***** Data extract
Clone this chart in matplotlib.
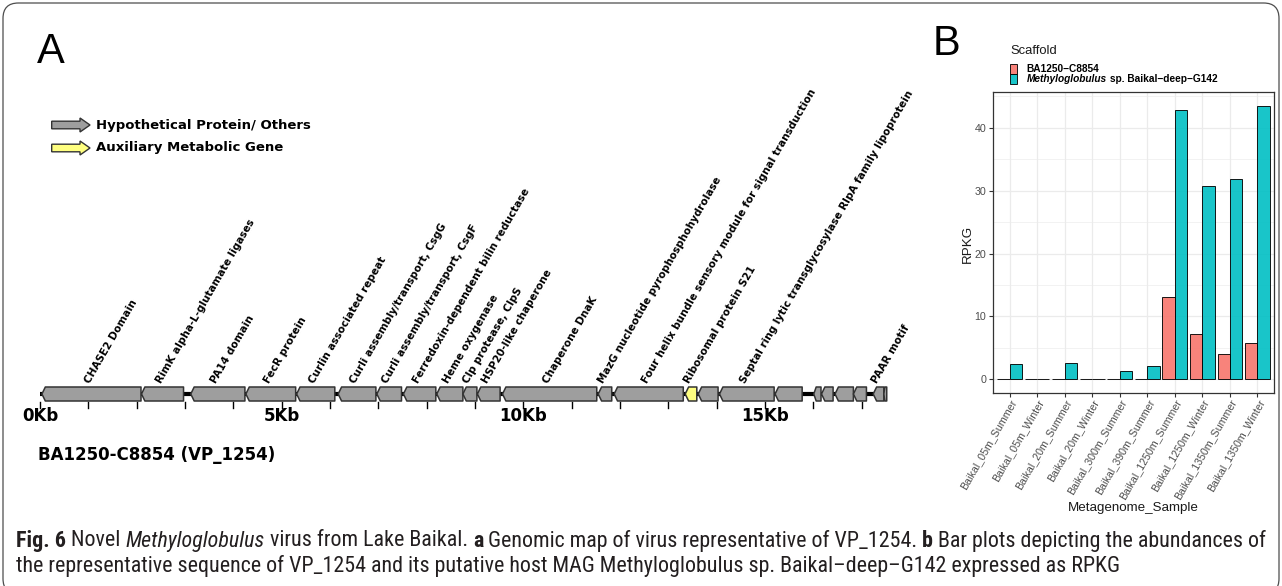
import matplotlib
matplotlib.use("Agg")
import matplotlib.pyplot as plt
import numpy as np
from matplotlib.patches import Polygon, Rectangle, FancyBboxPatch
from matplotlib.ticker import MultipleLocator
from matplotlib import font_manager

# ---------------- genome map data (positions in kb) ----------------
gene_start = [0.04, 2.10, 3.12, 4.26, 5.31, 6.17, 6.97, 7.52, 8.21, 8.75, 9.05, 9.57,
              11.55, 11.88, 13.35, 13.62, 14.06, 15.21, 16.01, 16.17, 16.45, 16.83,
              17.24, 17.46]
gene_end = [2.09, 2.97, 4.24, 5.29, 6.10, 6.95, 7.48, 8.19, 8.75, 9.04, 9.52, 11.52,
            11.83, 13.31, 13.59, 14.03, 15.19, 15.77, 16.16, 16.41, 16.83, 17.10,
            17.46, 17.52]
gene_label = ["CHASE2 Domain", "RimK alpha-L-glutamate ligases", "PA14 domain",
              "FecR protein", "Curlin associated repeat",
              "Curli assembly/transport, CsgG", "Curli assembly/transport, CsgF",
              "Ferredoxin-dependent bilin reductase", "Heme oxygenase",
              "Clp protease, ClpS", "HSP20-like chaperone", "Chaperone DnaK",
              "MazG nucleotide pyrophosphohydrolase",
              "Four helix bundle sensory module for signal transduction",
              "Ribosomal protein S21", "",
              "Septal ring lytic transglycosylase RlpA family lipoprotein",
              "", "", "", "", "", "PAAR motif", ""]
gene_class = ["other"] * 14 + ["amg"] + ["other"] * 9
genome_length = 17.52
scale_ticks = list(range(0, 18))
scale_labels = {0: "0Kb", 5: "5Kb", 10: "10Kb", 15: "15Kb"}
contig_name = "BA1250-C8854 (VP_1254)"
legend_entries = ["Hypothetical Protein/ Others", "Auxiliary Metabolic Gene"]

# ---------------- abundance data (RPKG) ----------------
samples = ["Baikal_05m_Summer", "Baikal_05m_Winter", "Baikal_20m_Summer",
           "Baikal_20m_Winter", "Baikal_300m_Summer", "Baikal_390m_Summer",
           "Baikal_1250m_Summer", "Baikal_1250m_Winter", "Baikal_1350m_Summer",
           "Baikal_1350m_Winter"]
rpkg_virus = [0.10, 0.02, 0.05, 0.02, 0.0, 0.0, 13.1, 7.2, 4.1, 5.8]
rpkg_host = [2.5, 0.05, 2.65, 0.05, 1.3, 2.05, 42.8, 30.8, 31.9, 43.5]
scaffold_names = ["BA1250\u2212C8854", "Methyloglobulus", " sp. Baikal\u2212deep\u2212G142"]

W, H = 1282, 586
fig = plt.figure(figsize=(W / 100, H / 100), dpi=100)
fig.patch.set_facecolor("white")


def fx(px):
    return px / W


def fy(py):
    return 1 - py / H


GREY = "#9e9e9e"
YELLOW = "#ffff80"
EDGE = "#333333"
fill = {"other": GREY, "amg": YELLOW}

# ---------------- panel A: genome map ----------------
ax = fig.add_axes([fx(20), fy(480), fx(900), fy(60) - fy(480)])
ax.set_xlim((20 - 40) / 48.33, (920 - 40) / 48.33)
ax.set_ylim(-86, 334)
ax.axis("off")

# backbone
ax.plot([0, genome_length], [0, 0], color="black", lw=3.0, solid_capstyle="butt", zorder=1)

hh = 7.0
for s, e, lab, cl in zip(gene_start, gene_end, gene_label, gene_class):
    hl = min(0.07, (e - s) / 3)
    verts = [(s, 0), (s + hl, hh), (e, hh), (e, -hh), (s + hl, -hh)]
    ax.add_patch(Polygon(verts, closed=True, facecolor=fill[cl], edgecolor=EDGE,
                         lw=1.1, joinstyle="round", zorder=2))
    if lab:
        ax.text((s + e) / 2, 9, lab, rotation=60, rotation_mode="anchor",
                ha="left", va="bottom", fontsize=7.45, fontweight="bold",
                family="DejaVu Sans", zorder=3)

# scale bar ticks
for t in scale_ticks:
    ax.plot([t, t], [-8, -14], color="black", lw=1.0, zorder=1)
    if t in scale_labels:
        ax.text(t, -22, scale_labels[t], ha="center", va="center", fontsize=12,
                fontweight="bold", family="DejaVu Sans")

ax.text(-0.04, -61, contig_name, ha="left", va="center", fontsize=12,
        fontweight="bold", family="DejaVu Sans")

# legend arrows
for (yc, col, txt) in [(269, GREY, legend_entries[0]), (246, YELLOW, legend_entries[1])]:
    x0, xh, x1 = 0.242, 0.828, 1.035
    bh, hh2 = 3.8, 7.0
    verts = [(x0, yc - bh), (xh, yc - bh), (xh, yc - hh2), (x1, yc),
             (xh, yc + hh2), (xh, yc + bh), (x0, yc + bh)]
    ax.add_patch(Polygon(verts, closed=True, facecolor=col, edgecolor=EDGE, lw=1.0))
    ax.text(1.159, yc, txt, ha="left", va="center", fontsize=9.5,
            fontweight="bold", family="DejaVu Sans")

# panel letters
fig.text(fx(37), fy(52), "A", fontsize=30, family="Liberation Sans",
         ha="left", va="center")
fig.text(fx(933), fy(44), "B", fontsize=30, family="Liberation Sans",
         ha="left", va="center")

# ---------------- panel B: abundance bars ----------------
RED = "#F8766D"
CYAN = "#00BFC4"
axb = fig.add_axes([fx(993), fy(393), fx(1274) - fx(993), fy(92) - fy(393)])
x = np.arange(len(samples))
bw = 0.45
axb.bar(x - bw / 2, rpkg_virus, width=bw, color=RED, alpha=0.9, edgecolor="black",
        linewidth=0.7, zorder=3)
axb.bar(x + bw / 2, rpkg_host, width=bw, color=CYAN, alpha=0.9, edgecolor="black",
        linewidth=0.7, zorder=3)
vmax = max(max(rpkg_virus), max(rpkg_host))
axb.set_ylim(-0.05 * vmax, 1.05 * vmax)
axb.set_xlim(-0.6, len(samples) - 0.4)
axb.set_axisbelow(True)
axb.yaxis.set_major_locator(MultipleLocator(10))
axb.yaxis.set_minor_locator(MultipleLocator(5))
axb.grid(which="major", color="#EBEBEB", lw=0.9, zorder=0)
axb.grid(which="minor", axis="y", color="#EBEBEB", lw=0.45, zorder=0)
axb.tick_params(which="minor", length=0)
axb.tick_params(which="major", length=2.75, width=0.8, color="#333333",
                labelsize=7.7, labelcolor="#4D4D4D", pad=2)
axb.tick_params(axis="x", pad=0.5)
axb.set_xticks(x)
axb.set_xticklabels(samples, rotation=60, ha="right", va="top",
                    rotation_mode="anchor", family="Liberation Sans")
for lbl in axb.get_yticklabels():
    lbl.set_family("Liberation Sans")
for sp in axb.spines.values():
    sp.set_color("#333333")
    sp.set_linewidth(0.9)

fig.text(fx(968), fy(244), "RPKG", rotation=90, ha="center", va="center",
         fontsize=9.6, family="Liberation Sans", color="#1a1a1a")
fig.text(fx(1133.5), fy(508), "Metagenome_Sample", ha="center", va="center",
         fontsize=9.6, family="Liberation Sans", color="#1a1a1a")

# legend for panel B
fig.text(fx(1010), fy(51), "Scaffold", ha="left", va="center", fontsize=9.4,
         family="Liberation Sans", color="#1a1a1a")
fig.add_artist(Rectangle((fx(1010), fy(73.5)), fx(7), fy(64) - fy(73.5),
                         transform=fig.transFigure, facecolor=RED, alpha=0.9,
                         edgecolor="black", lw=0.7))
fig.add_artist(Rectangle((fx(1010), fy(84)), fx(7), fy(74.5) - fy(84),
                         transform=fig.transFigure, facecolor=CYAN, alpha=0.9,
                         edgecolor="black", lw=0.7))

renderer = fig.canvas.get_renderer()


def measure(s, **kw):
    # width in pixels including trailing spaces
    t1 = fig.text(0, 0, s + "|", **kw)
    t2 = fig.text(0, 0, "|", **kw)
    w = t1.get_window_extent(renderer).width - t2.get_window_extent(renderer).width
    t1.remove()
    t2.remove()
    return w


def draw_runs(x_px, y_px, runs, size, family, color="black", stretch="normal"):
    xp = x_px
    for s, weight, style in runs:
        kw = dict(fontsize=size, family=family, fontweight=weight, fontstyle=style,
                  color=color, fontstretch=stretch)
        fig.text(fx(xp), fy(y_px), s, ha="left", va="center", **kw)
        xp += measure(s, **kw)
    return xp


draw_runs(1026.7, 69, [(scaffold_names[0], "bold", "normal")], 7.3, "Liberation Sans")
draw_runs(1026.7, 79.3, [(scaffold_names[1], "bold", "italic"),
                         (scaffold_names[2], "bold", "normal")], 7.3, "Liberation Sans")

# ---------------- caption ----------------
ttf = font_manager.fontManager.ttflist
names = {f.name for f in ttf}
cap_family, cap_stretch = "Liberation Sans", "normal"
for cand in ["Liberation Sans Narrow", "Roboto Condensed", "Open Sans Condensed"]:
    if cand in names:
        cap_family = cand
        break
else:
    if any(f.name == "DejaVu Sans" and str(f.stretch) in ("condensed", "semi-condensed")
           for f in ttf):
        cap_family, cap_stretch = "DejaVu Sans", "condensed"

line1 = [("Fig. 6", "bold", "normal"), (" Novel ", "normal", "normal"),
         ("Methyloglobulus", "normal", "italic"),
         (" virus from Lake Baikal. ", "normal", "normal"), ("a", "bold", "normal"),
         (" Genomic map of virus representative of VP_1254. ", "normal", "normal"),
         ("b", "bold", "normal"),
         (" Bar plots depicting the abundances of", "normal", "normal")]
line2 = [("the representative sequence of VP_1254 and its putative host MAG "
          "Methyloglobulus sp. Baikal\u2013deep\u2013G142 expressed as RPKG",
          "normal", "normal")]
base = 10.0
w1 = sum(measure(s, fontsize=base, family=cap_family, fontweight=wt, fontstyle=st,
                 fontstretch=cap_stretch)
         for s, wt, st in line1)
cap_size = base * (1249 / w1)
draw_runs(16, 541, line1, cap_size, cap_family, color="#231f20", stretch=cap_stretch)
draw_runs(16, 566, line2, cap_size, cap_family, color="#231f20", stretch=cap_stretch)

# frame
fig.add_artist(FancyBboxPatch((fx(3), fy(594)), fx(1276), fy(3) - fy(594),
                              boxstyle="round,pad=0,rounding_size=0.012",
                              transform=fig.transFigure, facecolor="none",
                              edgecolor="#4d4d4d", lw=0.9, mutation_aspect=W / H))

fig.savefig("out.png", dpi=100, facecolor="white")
**********
***** Data extract
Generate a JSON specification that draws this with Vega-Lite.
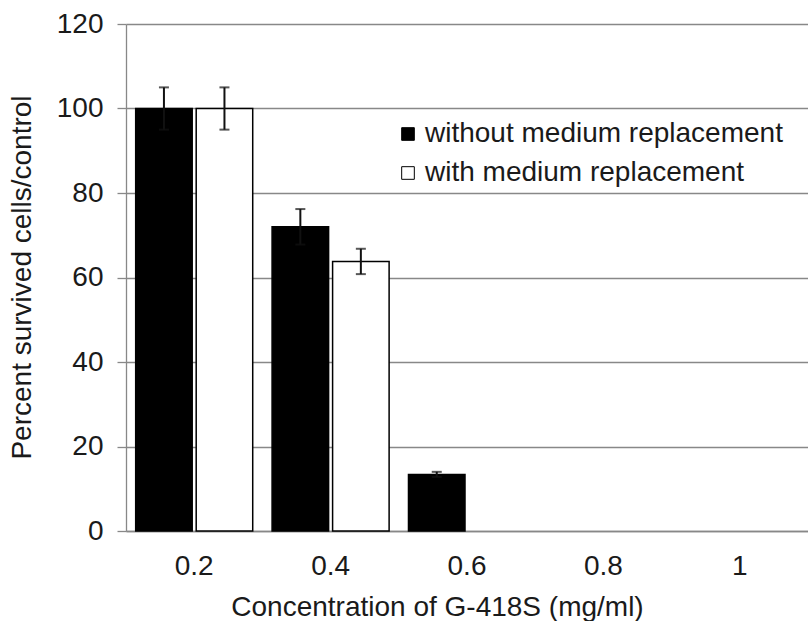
**********
▶ **Instruction**: Output word for word the lines running from the one containing "Clone this chart in matplotlib." to the one containing "from matplotlib import font_manager", both included, leaving out the pictures.

▶ **Response to this task**:
Clone this chart in matplotlib.
import matplotlib
matplotlib.use("Agg")
import matplotlib.pyplot as plt
import numpy as np
from matplotlib.patches import Polygon, Rectangle, FancyBboxPatch
from matplotlib.ticker import MultipleLocator
from matplotlib import font_manager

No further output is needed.